Menanti Suku Bunga Kembali Murah
Sejak penggunaan BI 7-Day Repo Rate sebagai suku bunga acuan berlaku mulai 19 Agustus 2016, tercatat hanya tiga kali posisinya berubah menjadi lebih rendah.
Tepat setahun lalu, pada 22 September 2016, Bank Indonesia memangkas BI 7-DRR sebesar 25 basis poin dari 5,25% menjadi 5,00%. Selang sebulan kemudian, acuan bunga ini pun kembali terpangkas 25 bps menjadi 4,75%.
Setelah itu, posisi 4,75% bertahan hingga Rapat Dewan Gubernur (RDG) Bank Indonesia pada 21-22 Agustus 2017 memutuskan untuk menurunkan BI 7-DRR menjadi 4,50%.
Bank sentral juga memotong suku bunga deposit facility 25 bps menjadi 3,75% dan lending facility turun 25 bps menjadi 5,25%, berlaku efektif sejak 23 Agustus 2017.
Hari ini, 22 September 2017, rencananya BI kembali menggelar RDG bulanan. Apakah suku bunga acuan akan kembali diturunkan? Apakah penurunan bulan direspons positif? Apakah bank-bank telah menurunkan bunganya?
Pada Agustus lalu, keputusan bank sentral memangkas suku bunga acuan tentu tidak dilakukan dengan sembarang. Perlu ada kajian yang komprehensif sebelum memutuskan kebijakan.
“Sebelum bunga turun, selalu ada persiapan-persiapan agar bisa diterima dengan baik oleh pelaku pasar finansial,” ungkap Mirza Adityaswara, Deputi Gubernur Senior Bank Indonesia dalam Focus Group Discussion dengan wartawan, 15-17 September lalu.
Bagi bank sentral, kondisi perekonomian nasional pada dua kuartal awal tahun ini belumlah tumbuh meyakinkan. Istilah yang digunakan BI adalah ‘konsolidasi perekonomian masih berlanjut’.
“Belum sesuai dengan harapan, belum terlalu baik, ekonomi masih konsolidasi, meski kondisi eksternal seperti di China dan Eropa membaik,” kata Mirza.

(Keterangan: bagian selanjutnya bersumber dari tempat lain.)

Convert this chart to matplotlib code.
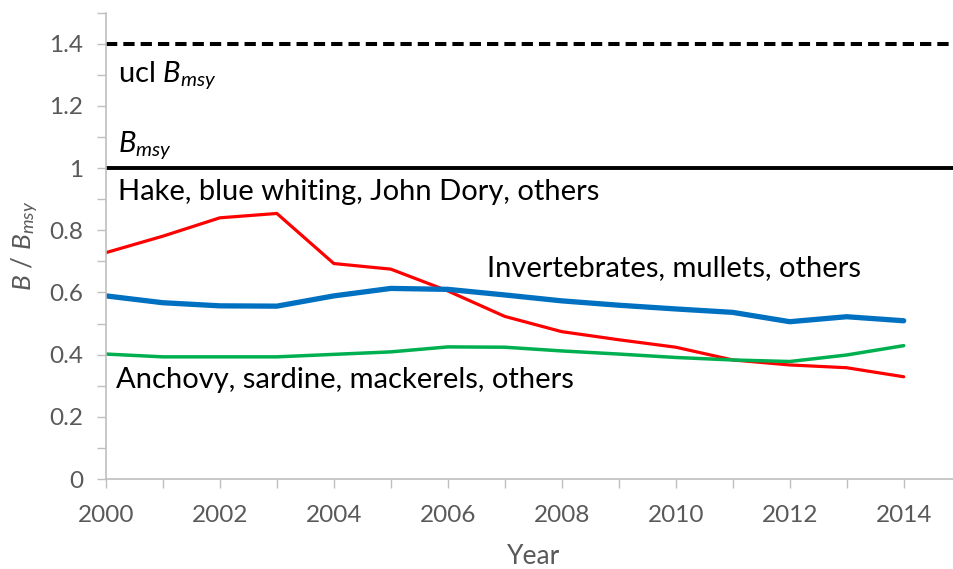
import numpy as np
import matplotlib
matplotlib.use('Agg')
import matplotlib.pyplot as plt
from matplotlib.ticker import MultipleLocator, FuncFormatter

#-------------------------------------------------------
years = np.arange(2000, 2015)
hake = [0.728, 0.781, 0.840, 0.854, 0.693, 0.675, 0.605, 0.523, 0.474, 0.448,
        0.424, 0.383, 0.367, 0.358, 0.329]
invert = [0.589, 0.567, 0.557, 0.556, 0.589, 0.613, 0.610, 0.592, 0.573, 0.559,
          0.547, 0.536, 0.506, 0.522, 0.509]
anchovy = [0.402, 0.393, 0.393, 0.393, 0.401, 0.409, 0.425, 0.424, 0.412, 0.402,
           0.391, 0.383, 0.378, 0.399, 0.429]
b_msy = 1.0
ucl_b_msy = 1.4
#-------------------------------------------------------

plt.rcParams['font.family'] = ['Lato', 'DejaVu Sans']
plt.rcParams['mathtext.fontset'] = 'custom'
plt.rcParams['mathtext.rm'] = 'Lato'
plt.rcParams['mathtext.it'] = 'Lato:italic'

grey = '#595959'
spine = '#BFBFBF'

fig = plt.figure(figsize=(9.54, 5.69), dpi=100)
ax = fig.add_axes([0.111, 0.158, 0.896, 0.820])

ax.axhline(ucl_b_msy, color='black', lw=2.9, ls=(0, (2.8, 1.5)))
ax.axhline(b_msy, color='black', lw=2.8)

ax.plot(years, hake, color='#FF0000', lw=2.3, solid_capstyle='round')
ax.plot(years, anchovy, color='#00B050', lw=2.5, solid_capstyle='round')
ax.plot(years, invert, color='#0070C0', lw=3.8, solid_capstyle='round')

ax.set_xlim(2000, 2015)
ax.set_ylim(0, 1.5)

ax.xaxis.set_major_locator(MultipleLocator(2))
ax.xaxis.set_minor_locator(MultipleLocator(1))
ax.yaxis.set_major_locator(MultipleLocator(0.2))
ax.yaxis.set_minor_locator(MultipleLocator(0.1))
ax.yaxis.set_major_formatter(FuncFormatter(lambda v, p: '%g' % round(v, 2)))

for s in ['top', 'right']:
    ax.spines[s].set_visible(False)
for s in ['left', 'bottom']:
    ax.spines[s].set_color(spine)
    ax.spines[s].set_linewidth(1.2)

ax.tick_params(which='both', length=6.5, width=1.0, color=spine, labelcolor=grey,
               labelsize=17.5)
ax.tick_params(axis='x', which='major', pad=12)
ax.tick_params(axis='y', which='major', pad=10)

ax.set_xlabel('Year', color=grey, fontsize=19, labelpad=13)
ax.set_ylabel(r'$B$ / $B_{msy}$', color=grey, fontsize=19, labelpad=6)

fs = 21
ax.text(2000.21, 1.30, r'ucl $B_{msy}$', fontsize=fs, va='center', ha='left')
ax.text(2000.21, 1.075, r'$B_{msy}$', fontsize=fs, va='center', ha='left')
ax.text(2000.21, 0.923, 'Hake, blue whiting, John Dory, others', fontsize=fs,
        va='center', ha='left')
ax.text(2006.68, 0.678, 'Invertebrates, mullets, others', fontsize=fs,
        va='center', ha='left')
ax.text(2000.17, 0.318, 'Anchovy, sardine, mackerels, others', fontsize=fs,
        va='center', ha='left')

fig.savefig('out.png', dpi=100)
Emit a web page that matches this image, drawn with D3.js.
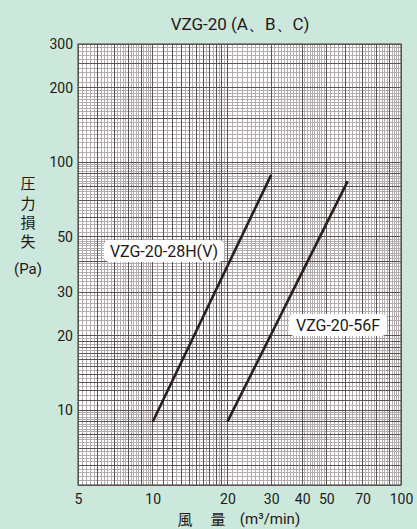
<!DOCTYPE html>
<html><head><meta charset="utf-8">
<script src="https://cdn.jsdelivr.net/npm/d3@7"></script>
<style>
html,body{margin:0;padding:0;background:#cce8dd;}
svg{display:block;}
text{font-family:"Liberation Sans Narrow","Roboto","Liberation Sans",sans-serif;fill:#231815;}
</style></head>
<body><div id="chart"></div>
<script>
const title = "VZG-20 (A、B、C)";
const xTickValues = [5, 10, 20, 30, 40, 50, 70, 100];
const yTickLabelValues = [300, 200, 100, 50, 30, 20, 10];
const seriesNames = ["VZG-20-28H(V)", "VZG-20-56F"];
const series28H = [[10, 9], [30, 89]];
const series56F = [[20, 9], [61, 84]];
const yTitleChars = ["圧", "力", "損", "失"];
const yUnit = "(Pa)";
const xTitle = ["風", "量", "(m³/min)"];

const W = 417, H = 529;
const m = {l: 78, r: 401, t: 44, b: 485};
const svg = d3.select("#chart").append("svg").attr("width", W).attr("height", H);
const x = d3.scaleLog().domain([5, 100]).range([m.l, m.r]);
const y = d3.scaleLog().domain([5, 300]).range([m.b, m.t]);

svg.append("rect").attr("x", m.l).attr("y", m.t).attr("width", m.r - m.l).attr("height", m.b - m.t).attr("fill", "#fff");

function gridVals(segs) {
  const minor = [], major = [];
  segs.forEach(([a, b, step, majStep]) => {
    const n = Math.round((b - a) / step);
    for (let i = 0; i <= n; i++) {
      const v = +(a + i * step).toFixed(4);
      const isMaj = Math.abs(v / majStep - Math.round(v / majStep)) < 1e-6;
      (isMaj ? major : minor).push(v);
    }
  });
  return {minor: [...new Set(minor)], major: [...new Set(major)]};
}
const gx = gridVals([[5, 10, 0.2, 1], [10, 20, 0.5, 1], [20, 50, 1, 10], [50, 100, 2, 10]]);
const gy = gridVals([[5, 10, 0.2, 1], [10, 20, 0.5, 1], [20, 50, 1, 10], [50, 100, 2, 10], [100, 200, 5, 100], [200, 300, 10, 100]]);
const gxDark = gx.major.concat([30, 40, 50, 60, 70, 80, 90]);
const gyDark = gy.major.concat([30, 40, 50, 60, 70, 80, 90, 150, 250]);

const grid = svg.append("g").attr("shape-rendering", "crispEdges");
const light = "#b2acac", dark = "#5d5252";
grid.selectAll("line.vx").data(gx.minor).join("line")
  .attr("x1", d => x(d)).attr("x2", d => x(d)).attr("y1", m.t).attr("y2", m.b)
  .attr("stroke", light).attr("stroke-width", 1);
grid.selectAll("line.hy").data(gy.minor).join("line")
  .attr("y1", d => y(d)).attr("y2", d => y(d)).attr("x1", m.l).attr("x2", m.r)
  .attr("stroke", light).attr("stroke-width", 1);
grid.append("g").selectAll("line").data(gxDark).join("line")
  .attr("x1", d => x(d)).attr("x2", d => x(d)).attr("y1", m.t).attr("y2", m.b)
  .attr("stroke", dark).attr("stroke-width", 1);
grid.append("g").selectAll("line").data(gyDark).join("line")
  .attr("y1", d => y(d)).attr("y2", d => y(d)).attr("x1", m.l).attr("x2", m.r)
  .attr("stroke", dark).attr("stroke-width", 1);
svg.append("rect").attr("x", m.l).attr("y", m.t).attr("width", m.r - m.l).attr("height", m.b - m.t)
  .attr("fill", "none").attr("stroke", dark).attr("stroke-width", 1.2);

const xAxis = d3.axisBottom(x).tickValues(xTickValues).tickFormat(d3.format("d")).tickSize(0).tickPadding(9);
const gxa = svg.append("g").attr("transform", `translate(0,${m.b})`).call(xAxis);
gxa.select(".domain").remove();
gxa.selectAll("text").attr("font-size", 14).attr("font-family", null).attr("fill", "#231815");
const yAxis = d3.axisLeft(y).tickValues(yTickLabelValues).tickFormat(d3.format("d")).tickSize(0).tickPadding(5);
const gya = svg.append("g").attr("transform", `translate(${m.l},0)`).call(yAxis);
gya.select(".domain").remove();
gya.selectAll("text").attr("font-size", 14).attr("font-family", null).attr("fill", "#231815");

const lineGen = d3.line().x(d => x(d[0])).y(d => y(d[1]));
[series28H, series56F].forEach(s => {
  svg.append("path").datum(s).attr("d", lineGen).attr("fill", "none")
    .attr("stroke", "#2a1d1d").attr("stroke-width", 2.6);
});

function label(txt, cx, cy, w) {
  const g = svg.append("g");
  g.append("rect").attr("x", cx - w / 2).attr("y", cy - 11).attr("width", w).attr("height", 22)
    .attr("rx", 5).attr("fill", "#fff");
  g.append("text").attr("x", cx).attr("y", cy + 6).attr("text-anchor", "middle")
    .attr("font-size", 16).text(txt);
}
label(seriesNames[0], 164, 251, 120);
label(seriesNames[1], 338, 325, 98);

svg.append("text").attr("x", 240).attr("y", 30).attr("text-anchor", "middle").attr("font-size", 17).text(title);

const yTitleY = [183, 203, 222, 241];
yTitleChars.forEach((c, i) => {
  svg.append("text").attr("x", 28).attr("y", yTitleY[i] + 6).attr("text-anchor", "middle")
    .attr("font-size", 15).style("font-family", "'Noto Sans CJK JP',sans-serif").text(c);
});
svg.append("text").attr("x", 28).attr("y", 274).attr("text-anchor", "middle").attr("font-size", 15).text(yUnit);

svg.append("text").attr("x", 185).attr("y", 525).attr("text-anchor", "middle").attr("font-size", 15)
  .style("font-family", "'Noto Sans CJK JP',sans-serif").text(xTitle[0]);
svg.append("text").attr("x", 218).attr("y", 525).attr("text-anchor", "middle").attr("font-size", 15)
  .style("font-family", "'Noto Sans CJK JP',sans-serif").text(xTitle[1]);
svg.append("text").attr("x", 270).attr("y", 524).attr("text-anchor", "middle").attr("font-size", 15).text(xTitle[2]);
</script></body></html>
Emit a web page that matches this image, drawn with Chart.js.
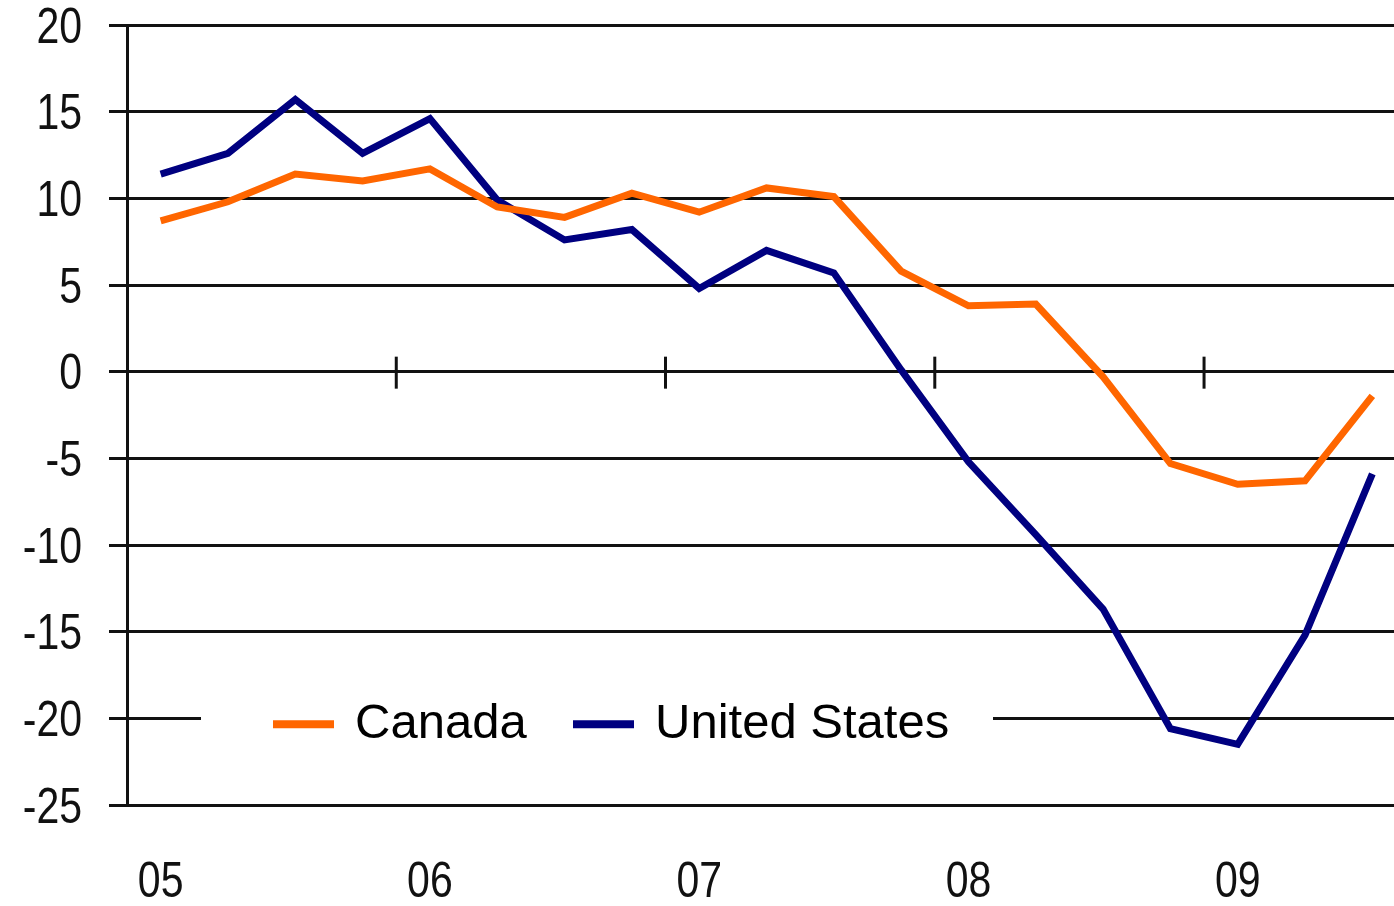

Sejumlah indikator ekonomi nasional kian meyakinkan bagi BI, seperti belanja modal pemerintah yang masih terbatas dan penerimaan pajak yang harusnya juga mencatatkan hasil yang lebih baik.
Di tengah operasi fiskal yang minim eksposur, bank sentral juga melihat konsumsi rumah tangga kelas atas dan korporasi masih dipenuhi ketidakpastian. Dampaknya, penyaluran kredit bank baru tercatat tumbuh 2% pada Agustus dari target tahunan 10%—12%. “Karena itu kami pangkas target kredit jadi 8%—10%,” ujar Mirza.
Sementara itu, kondisi eksternal juga menjadi bahan kajian BI sebelum mengambil kebijakan moneter. “Risiko pertumbuhan domestik bruto AS lebih rendah karena tertekan konsumsi,” papar Mirza.
Risiko kenaikan Fed Fund Rate dan balance sheet reduction— rencana The Fed untuk mengurangi portofolionya dengan tidak memperpanjang kepemilikan surat-surat berharga yang jatuh tempo— telah dinilai price in bagi pelaku pasar.
Kondisi di AS jelas memberikan kepercayaan diri tersendiri kepada negara-negara yang ekonominya tengah tumbuh (emerging market) untuk memberikan respons stimulus ke ekonomi nasionalnya masing-masing.
Secara teori, respons stimulus yang diberikan ketika ekonomi lagi dalam kondisi ‘soft’, dapat dilakukan asalkan posisi inflasi dan neraca pembayaran dalam kondisi terjaga dengan baik.
Kali ini, inflasi nasional tercatat di bawah target 4% plus minus 1%. Inflasi indeks harga konsumen pada Agustus tercatat 2,50% (ytd) dan 3,82% (tahunan).
“Mungkin tinggal Desember saja yang posisi bulanannya memang biasanya lebih tinggi,” ungkap Mirza.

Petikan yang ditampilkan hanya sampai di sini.